## start

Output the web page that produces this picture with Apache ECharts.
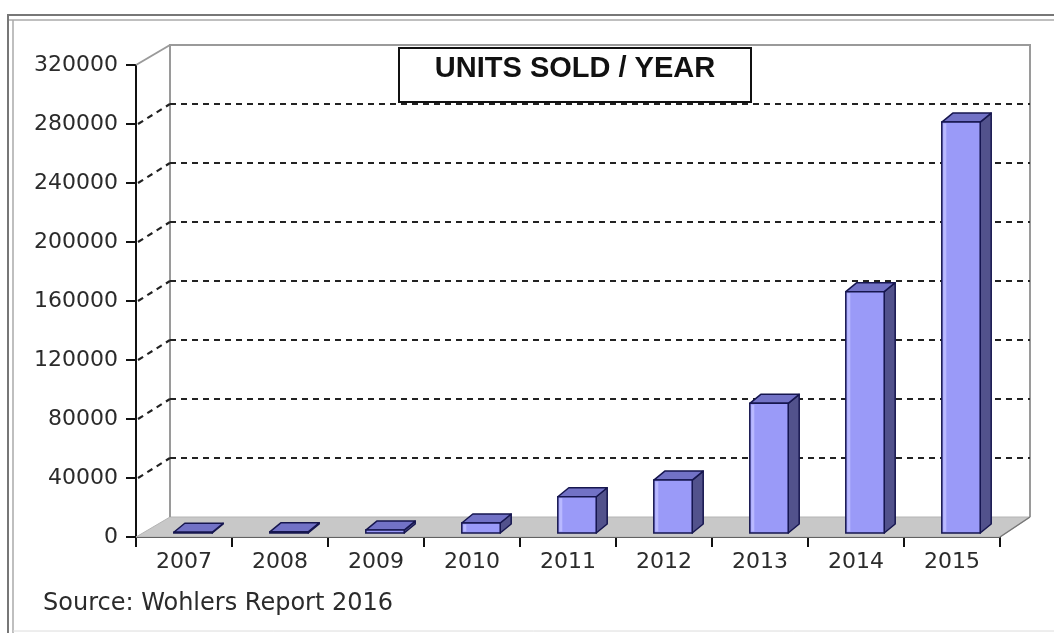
<!DOCTYPE html>
<html>
<head>
<meta charset="utf-8">
<script src="https://cdn.jsdelivr.net/npm/echarts@6/dist/echarts.min.js"></script>
<style>
html,body{margin:0;padding:0;background:#fff;}
#chart{width:1054px;height:633px;}
</style>
</head>
<body>
<div id="chart"></div>
<script>
// ---- data ----
const categories = ['2007', '2008', '2009', '2010', '2011', '2012', '2013', '2014', '2015'];
const unitsSold = [500, 800, 2000, 6800, 24600, 35900, 87900, 163600, 278600];
const gridValues = [40000, 80000, 120000, 160000, 200000, 240000, 280000];
const yMin = 0, yMax = 320000, yInterval = 40000;
const titleText = 'UNITS SOLD / YEAR';
const sourceText = 'Source: Wohlers Report 2016';

// ---- 3D look constants ----
const WX = 34, WY = -20;   // back wall offset
const FX = 9, FY = -4;     // bar front-face offset from front plane
const BX = 11, BY = -9;    // bar depth
const FONT = 'DejaVu Sans';

const chart = echarts.init(document.getElementById('chart'), null, {renderer: 'canvas'});

function frameItem(params, api) {
  const cs = params.coordSys;
  const l = cs.x, r = cs.x + cs.width, t = cs.y, b = cs.y + cs.height;
  const gray = '#9a9a9a';
  const RX = WX - 4;
  return {
    type: 'group',
    children: [
      { type: 'polygon', shape: { points: [[l, b], [r, b], [r + RX, b + WY], [l + WX, b + WY]] },
        style: { fill: '#c8c8c8', stroke: '#b4b4b4', lineWidth: 1 } },
      { type: 'polyline', shape: { points: [[l + WX, b + WY], [l + WX, t + WY], [r + RX, t + WY], [r + RX, b + WY]] },
        style: { fill: null, stroke: gray, lineWidth: 2 } },
      { type: 'line', shape: { x1: l, y1: t, x2: l + WX, y2: t + WY },
        style: { stroke: gray, lineWidth: 2 } },
      { type: 'line', shape: { x1: r, y1: b, x2: r + RX, y2: b + WY },
        style: { stroke: '#777', lineWidth: 1.5 } }
    ]
  };
}

function gridItem(params, api) {
  const cs = params.coordSys;
  const l = cs.x, r = cs.x + cs.width;
  const y = api.coord([0, api.value(1)])[1];
  const st = { stroke: '#222', lineWidth: 2.2, lineDash: [6, 5] };
  return {
    type: 'group',
    children: [
      { type: 'line', shape: { x1: l + 2, y1: y, x2: l + WX, y2: y + WY }, style: st },
      { type: 'line', shape: { x1: l + WX, y1: y + WY, x2: r + WX - 4, y2: y + WY }, style: st }
    ]
  };
}

function barItem(params, api) {
  const idx = api.value(0), val = api.value(1);
  const top = api.coord([idx, val]);
  const base = api.coord([idx, 0]);
  const w = api.size([1, 0])[0] * 0.4;
  const x0 = top[0] - w / 2 + FX, x1 = x0 + w;
  const yT = top[1] + FY, yB = base[1] + FY;
  const edge = '#16164f';
  return {
    type: 'group',
    children: [
      { type: 'polygon', shape: { points: [[x1, yB], [x1 + BX, yB + BY], [x1 + BX, yT + BY], [x1, yT]] },
        style: { fill: '#52528c', stroke: edge, lineWidth: 1.5, lineJoin: 'round' } },
      { type: 'polygon', shape: { points: [[x0, yT], [x1, yT], [x1 + BX, yT + BY], [x0 + BX, yT + BY]] },
        style: { fill: '#7272c6', stroke: edge, lineWidth: 1.5, lineJoin: 'round' } },
      { type: 'rect', shape: { x: x0, y: yT, width: w, height: Math.max(yB - yT, 0.5) },
        style: { fill: '#9a9af8', stroke: edge, lineWidth: 1.5 } },
      { type: 'rect', shape: { x: x0 + 1.5, y: yT + 1.5, width: 3, height: Math.max(yB - yT - 3, 0) },
        style: { fill: '#b9b9ff' } }
    ]
  };
}

const option = {
  backgroundColor: '#ffffff',
  animation: false,
  grid: { left: 136, right: 54, top: 65, bottom: 96, containLabel: false },
  xAxis: {
    type: 'category',
    data: categories,
    axisLine: { show: true, lineStyle: { color: '#111', width: 2 } },
    axisTick: { show: true, alignWithLabel: false, length: 10, lineStyle: { color: '#111', width: 2 } },
    axisLabel: { fontFamily: FONT, fontSize: 22, color: '#2b2b2b', margin: 14 },
    splitLine: { show: false }
  },
  yAxis: {
    type: 'value',
    min: yMin, max: yMax, interval: yInterval,
    axisLine: { show: true, lineStyle: { color: '#111', width: 2 } },
    axisTick: { show: true, length: 10, lineStyle: { color: '#111', width: 2 } },
    axisLabel: { fontFamily: FONT, fontSize: 22, color: '#2b2b2b', margin: 18,
                 formatter: v => String(v) },
    splitLine: { show: false }
  },
  graphic: [
    { type: 'line', shape: { x1: 8, y1: 15, x2: 1054, y2: 15 }, style: { stroke: '#777', lineWidth: 2 } },
    { type: 'line', shape: { x1: 8, y1: 20, x2: 1054, y2: 20 }, style: { stroke: '#aaa', lineWidth: 1.5 } },
    { type: 'line', shape: { x1: 8, y1: 14, x2: 8, y2: 633 }, style: { stroke: '#777', lineWidth: 2 } },
    { type: 'line', shape: { x1: 13, y1: 20, x2: 13, y2: 633 }, style: { stroke: '#aaa', lineWidth: 1.5 } },
    { type: 'line', shape: { x1: 13, y1: 631, x2: 1054, y2: 631 }, style: { stroke: '#dcdcdc', lineWidth: 1 } },
    { type: 'rect', z: 100, shape: { x: 399, y: 48, width: 352, height: 54 },
      style: { fill: '#fff', stroke: '#111', lineWidth: 2 } },
    { type: 'text', z: 101, x: 575, y: 69,
      style: { text: titleText, font: 'bold 29px "Liberation Sans", Arial, sans-serif', fill: '#111',
               textAlign: 'center', textVerticalAlign: 'middle' } },
    { type: 'text', x: 43, y: 604,
      style: { text: sourceText, font: '24px "DejaVu Sans"', fill: '#2b2b2b',
               textAlign: 'left', textVerticalAlign: 'middle' } }
  ],
  series: [
    { type: 'custom', name: 'frame', renderItem: frameItem, data: [[0, 0]], z: 1, silent: true },
    { type: 'custom', name: 'grid', renderItem: gridItem, data: gridValues.map(v => [0, v]), z: 2, silent: true },
    { type: 'custom', name: 'Units sold', renderItem: barItem,
      data: unitsSold.map((v, i) => [i, v]), z: 3 }
  ]
};
chart.setOption(option);
</script>
</body>
</html>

## end

> Stated exercise: Return the material exactly as given, apart from the pictures.

> Answer to the problem:
Output the web page that produces this picture with Apache ECharts.
<!DOCTYPE html>
<html>
<head>
<meta charset="utf-8">
<script src="https://cdn.jsdelivr.net/npm/echarts@6/dist/echarts.min.js"></script>
<style>
html,body{margin:0;padding:0;background:#fff;}
#chart{width:1054px;height:633px;}
</style>
</head>
<body>
<div id="chart"></div>
<script>
// ---- data ----
const categories = ['2007', '2008', '2009', '2010', '2011', '2012', '2013', '2014', '2015'];
const unitsSold = [500, 800, 2000, 6800, 24600, 35900, 87900, 163600, 278600];
const gridValues = [40000, 80000, 120000, 160000, 200000, 240000, 280000];
const yMin = 0, yMax = 320000, yInterval = 40000;
const titleText = 'UNITS SOLD / YEAR';
const sourceText = 'Source: Wohlers Report 2016';

// ---- 3D look constants ----
const WX = 34, WY = -20;   // back wall offset
const FX = 9, FY = -4;     // bar front-face offset from front plane
const BX = 11, BY = -9;    // bar depth
const FONT = 'DejaVu Sans';

const chart = echarts.init(document.getElementById('chart'), null, {renderer: 'canvas'});

function frameItem(params, api) {
  const cs = params.coordSys;
  const l = cs.x, r = cs.x + cs.width, t = cs.y, b = cs.y + cs.height;
  const gray = '#9a9a9a';
  const RX = WX - 4;
  return {
    type: 'group',
    children: [
      { type: 'polygon', shape: { points: [[l, b], [r, b], [r + RX, b + WY], [l + WX, b + WY]] },
        style: { fill: '#c8c8c8', stroke: '#b4b4b4', lineWidth: 1 } },
      { type: 'polyline', shape: { points: [[l + WX, b + WY], [l + WX, t + WY], [r + RX, t + WY], [r + RX, b + WY]] },
        style: { fill: null, stroke: gray, lineWidth: 2 } },
      { type: 'line', shape: { x1: l, y1: t, x2: l + WX, y2: t + WY },
        style: { stroke: gray, lineWidth: 2 } },
      { type: 'line', shape: { x1: r, y1: b, x2: r + RX, y2: b + WY },
        style: { stroke: '#777', lineWidth: 1.5 } }
    ]
  };
}

function gridItem(params, api) {
  const cs = params.coordSys;
  const l = cs.x, r = cs.x + cs.width;
  const y = api.coord([0, api.value(1)])[1];
  const st = { stroke: '#222', lineWidth: 2.2, lineDash: [6, 5] };
  return {
    type: 'group',
    children: [
      { type: 'line', shape: { x1: l + 2, y1: y, x2: l + WX, y2: y + WY }, style: st },
      { type: 'line', shape: { x1: l + WX, y1: y + WY, x2: r + WX - 4, y2: y + WY }, style: st }
    ]
  };
}

function barItem(params, api) {
  const idx = api.value(0), val = api.value(1);
  const top = api.coord([idx, val]);
  const base = api.coord([idx, 0]);
  const w = api.size([1, 0])[0] * 0.4;
  const x0 = top[0] - w / 2 + FX, x1 = x0 + w;
  const yT = top[1] + FY, yB = base[1] + FY;
  const edge = '#16164f';
  return {
    type: 'group',
    children: [
      { type: 'polygon', shape: { points: [[x1, yB], [x1 + BX, yB + BY], [x1 + BX, yT + BY], [x1, yT]] },
        style: { fill: '#52528c', stroke: edge, lineWidth: 1.5, lineJoin: 'round' } },
      { type: 'polygon', shape: { points: [[x0, yT], [x1, yT], [x1 + BX, yT + BY], [x0 + BX, yT + BY]] },
        style: { fill: '#7272c6', stroke: edge, lineWidth: 1.5, lineJoin: 'round' } },
      { type: 'rect', shape: { x: x0, y: yT, width: w, height: Math.max(yB - yT, 0.5) },
        style: { fill: '#9a9af8', stroke: edge, lineWidth: 1.5 } },
      { type: 'rect', shape: { x: x0 + 1.5, y: yT + 1.5, width: 3, height: Math.max(yB - yT - 3, 0) },
        style: { fill: '#b9b9ff' } }
    ]
  };
}

const option = {
  backgroundColor: '#ffffff',
  animation: false,
  grid: { left: 136, right: 54, top: 65, bottom: 96, containLabel: false },
  xAxis: {
    type: 'category',
    data: categories,
    axisLine: { show: true, lineStyle: { color: '#111', width: 2 } },
    axisTick: { show: true, alignWithLabel: false, length: 10, lineStyle: { color: '#111', width: 2 } },
    axisLabel: { fontFamily: FONT, fontSize: 22, color: '#2b2b2b', margin: 14 },
    splitLine: { show: false }
  },
  yAxis: {
    type: 'value',
    min: yMin, max: yMax, interval: yInterval,
    axisLine: { show: true, lineStyle: { color: '#111', width: 2 } },
    axisTick: { show: true, length: 10, lineStyle: { color: '#111', width: 2 } },
    axisLabel: { fontFamily: FONT, fontSize: 22, color: '#2b2b2b', margin: 18,
                 formatter: v => String(v) },
    splitLine: { show: false }
  },
  graphic: [
    { type: 'line', shape: { x1: 8, y1: 15, x2: 1054, y2: 15 }, style: { stroke: '#777', lineWidth: 2 } },
    { type: 'line', shape: { x1: 8, y1: 20, x2: 1054, y2: 20 }, style: { stroke: '#aaa', lineWidth: 1.5 } },
    { type: 'line', shape: { x1: 8, y1: 14, x2: 8, y2: 633 }, style: { stroke: '#777', lineWidth: 2 } },
    { type: 'line', shape: { x1: 13, y1: 20, x2: 13, y2: 633 }, style: { stroke: '#aaa', lineWidth: 1.5 } },
    { type: 'line', shape: { x1: 13, y1: 631, x2: 1054, y2: 631 }, style: { stroke: '#dcdcdc', lineWidth: 1 } },
    { type: 'rect', z: 100, shape: { x: 399, y: 48, width: 352, height: 54 },
      style: { fill: '#fff', stroke: '#111', lineWidth: 2 } },
    { type: 'text', z: 101, x: 575, y: 69,
      style: { text: titleText, font: 'bold 29px "Liberation Sans", Arial, sans-serif', fill: '#111',
               textAlign: 'center', textVerticalAlign: 'middle' } },
    { type: 'text', x: 43, y: 604,
      style: { text: sourceText, font: '24px "DejaVu Sans"', fill: '#2b2b2b',
               textAlign: 'left', textVerticalAlign: 'middle' } }
  ],
  series: [
    { type: 'custom', name: 'frame', renderItem: frameItem, data: [[0, 0]], z: 1, silent: true },
    { type: 'custom', name: 'grid', renderItem: gridItem, data: gridValues.map(v => [0, v]), z: 2, silent: true },
    { type: 'custom', name: 'Units sold', renderItem: barItem,
      data: unitsSold.map((v, i) => [i, v]), z: 3 }
  ]
};
chart.setOption(option);
</script>
</body>
</html>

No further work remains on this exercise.